Sobre os acordos de leniência, o ex-juiz disse que, antes da homologação, os termos foram "sempre aprovados previamente pela 5ª Câmara de Revisão do MPF que atua junto ao procurador-geral de República.
O senador ainda repudiou o uso da expressão "gestão caótica" no relatório. "Não faz justiça à operação que recuperou mais de R$ 6 bilhões para a Petrobras, fato sem precedente na história", enfatizou, antes de lamentar que, "após 60 dias de correição, nada concreto, salvo divergências de opinião e especulações sem base, tenha sido produzido".

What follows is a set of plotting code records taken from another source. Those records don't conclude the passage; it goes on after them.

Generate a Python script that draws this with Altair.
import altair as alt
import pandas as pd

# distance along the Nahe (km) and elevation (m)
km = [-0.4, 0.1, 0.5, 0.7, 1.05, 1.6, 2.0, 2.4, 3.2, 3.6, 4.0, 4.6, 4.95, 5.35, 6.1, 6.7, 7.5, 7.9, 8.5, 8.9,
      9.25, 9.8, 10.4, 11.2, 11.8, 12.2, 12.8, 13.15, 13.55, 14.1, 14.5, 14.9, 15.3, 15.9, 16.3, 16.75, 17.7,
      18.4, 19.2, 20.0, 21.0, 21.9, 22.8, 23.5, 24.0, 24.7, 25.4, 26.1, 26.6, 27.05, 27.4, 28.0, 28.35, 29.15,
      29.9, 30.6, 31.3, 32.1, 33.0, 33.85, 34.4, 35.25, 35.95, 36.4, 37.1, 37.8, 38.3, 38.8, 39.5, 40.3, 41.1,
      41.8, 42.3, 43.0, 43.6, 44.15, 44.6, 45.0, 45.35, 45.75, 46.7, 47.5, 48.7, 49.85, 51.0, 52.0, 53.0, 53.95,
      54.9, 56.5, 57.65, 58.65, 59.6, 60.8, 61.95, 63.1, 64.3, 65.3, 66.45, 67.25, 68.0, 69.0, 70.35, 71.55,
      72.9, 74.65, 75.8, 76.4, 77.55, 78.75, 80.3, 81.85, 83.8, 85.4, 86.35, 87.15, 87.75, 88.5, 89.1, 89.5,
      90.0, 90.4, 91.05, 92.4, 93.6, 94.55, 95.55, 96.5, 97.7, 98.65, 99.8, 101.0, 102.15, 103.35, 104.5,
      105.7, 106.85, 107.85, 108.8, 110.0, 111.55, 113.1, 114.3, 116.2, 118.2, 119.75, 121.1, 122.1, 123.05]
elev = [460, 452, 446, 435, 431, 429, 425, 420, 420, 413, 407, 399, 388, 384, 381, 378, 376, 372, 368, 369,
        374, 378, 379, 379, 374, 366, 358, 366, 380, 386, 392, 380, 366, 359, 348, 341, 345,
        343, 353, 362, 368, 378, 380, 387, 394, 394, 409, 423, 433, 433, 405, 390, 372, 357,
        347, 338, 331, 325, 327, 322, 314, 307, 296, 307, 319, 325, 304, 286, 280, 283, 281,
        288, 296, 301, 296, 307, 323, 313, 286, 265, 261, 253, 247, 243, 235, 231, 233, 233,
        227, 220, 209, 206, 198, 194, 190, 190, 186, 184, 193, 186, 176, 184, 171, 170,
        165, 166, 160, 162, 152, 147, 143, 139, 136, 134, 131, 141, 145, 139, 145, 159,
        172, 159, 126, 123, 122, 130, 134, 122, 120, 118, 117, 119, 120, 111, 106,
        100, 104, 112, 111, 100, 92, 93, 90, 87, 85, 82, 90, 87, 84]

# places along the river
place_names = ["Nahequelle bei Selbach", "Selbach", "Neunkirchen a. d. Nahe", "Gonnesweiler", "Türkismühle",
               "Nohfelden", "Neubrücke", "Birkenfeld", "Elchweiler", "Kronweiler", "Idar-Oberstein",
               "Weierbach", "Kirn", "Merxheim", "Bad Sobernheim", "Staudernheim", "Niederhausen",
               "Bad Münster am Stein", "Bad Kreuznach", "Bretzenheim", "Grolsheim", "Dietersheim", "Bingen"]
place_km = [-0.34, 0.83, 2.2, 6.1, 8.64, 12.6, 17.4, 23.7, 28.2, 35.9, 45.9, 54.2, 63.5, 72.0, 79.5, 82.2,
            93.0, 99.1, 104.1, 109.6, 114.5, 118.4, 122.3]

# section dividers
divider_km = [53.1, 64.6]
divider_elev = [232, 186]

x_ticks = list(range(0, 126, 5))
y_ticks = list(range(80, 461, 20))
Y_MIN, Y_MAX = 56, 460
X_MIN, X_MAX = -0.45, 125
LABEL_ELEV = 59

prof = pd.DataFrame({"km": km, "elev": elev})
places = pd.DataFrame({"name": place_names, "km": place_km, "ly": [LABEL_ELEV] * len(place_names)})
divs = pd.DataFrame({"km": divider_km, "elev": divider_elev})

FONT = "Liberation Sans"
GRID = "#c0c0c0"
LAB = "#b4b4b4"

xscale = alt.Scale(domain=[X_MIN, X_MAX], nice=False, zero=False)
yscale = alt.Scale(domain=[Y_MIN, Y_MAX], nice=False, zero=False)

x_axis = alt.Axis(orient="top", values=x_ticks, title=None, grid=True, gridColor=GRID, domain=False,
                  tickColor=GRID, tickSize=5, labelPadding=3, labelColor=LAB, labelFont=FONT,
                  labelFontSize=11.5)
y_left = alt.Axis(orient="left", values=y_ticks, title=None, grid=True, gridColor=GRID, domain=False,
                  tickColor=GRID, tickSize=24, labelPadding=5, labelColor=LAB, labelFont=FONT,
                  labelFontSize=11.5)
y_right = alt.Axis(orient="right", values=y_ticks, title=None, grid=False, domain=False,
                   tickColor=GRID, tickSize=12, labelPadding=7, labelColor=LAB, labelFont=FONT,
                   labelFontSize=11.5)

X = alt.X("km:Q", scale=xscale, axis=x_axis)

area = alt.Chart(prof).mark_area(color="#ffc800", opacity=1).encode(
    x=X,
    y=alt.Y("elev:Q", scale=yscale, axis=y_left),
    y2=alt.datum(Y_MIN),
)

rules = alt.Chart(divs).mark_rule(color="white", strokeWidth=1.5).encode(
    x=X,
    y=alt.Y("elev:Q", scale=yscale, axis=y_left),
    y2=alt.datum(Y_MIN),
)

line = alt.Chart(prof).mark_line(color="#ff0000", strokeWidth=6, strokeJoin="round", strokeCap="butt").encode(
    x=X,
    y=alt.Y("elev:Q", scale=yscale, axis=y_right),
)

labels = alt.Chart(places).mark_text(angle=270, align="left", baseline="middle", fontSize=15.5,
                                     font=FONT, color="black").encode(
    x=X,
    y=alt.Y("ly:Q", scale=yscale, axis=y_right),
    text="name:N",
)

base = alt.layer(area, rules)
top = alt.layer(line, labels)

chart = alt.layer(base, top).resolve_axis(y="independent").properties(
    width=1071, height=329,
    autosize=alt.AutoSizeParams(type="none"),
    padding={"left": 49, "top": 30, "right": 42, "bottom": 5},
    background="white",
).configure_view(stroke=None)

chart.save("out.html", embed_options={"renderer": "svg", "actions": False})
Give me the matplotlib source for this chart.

Deltan Dallagnol também usou as redes sociais para rebater o relatório, mas mirou a artilharia no ministro Luís Felipe Salomão, corregedor nacional de Justiça. Disse que o magistrado quer, "na verdade, ganhar pontos com (o presidente) Lula na indicação para uma vaga no STF antes que seja tarde demais".
Para o ex-procurador, Salomão deveria reconhecer "que não há nada para além de uma intenção revisionista de, por meio de interpretações alternativas de regras legais, forçar a barra para criar ou reforçar narrativas de que haveria irregularidades".
Dallagnol convidou o ministro "para um debate público, aberto e transparente". "Será uma oportunidade relevante para informar a sociedade sobre os questionamentos especulativos lançados no relatório, sem base em evidências, que apontariam 'possíveis irregularidades'."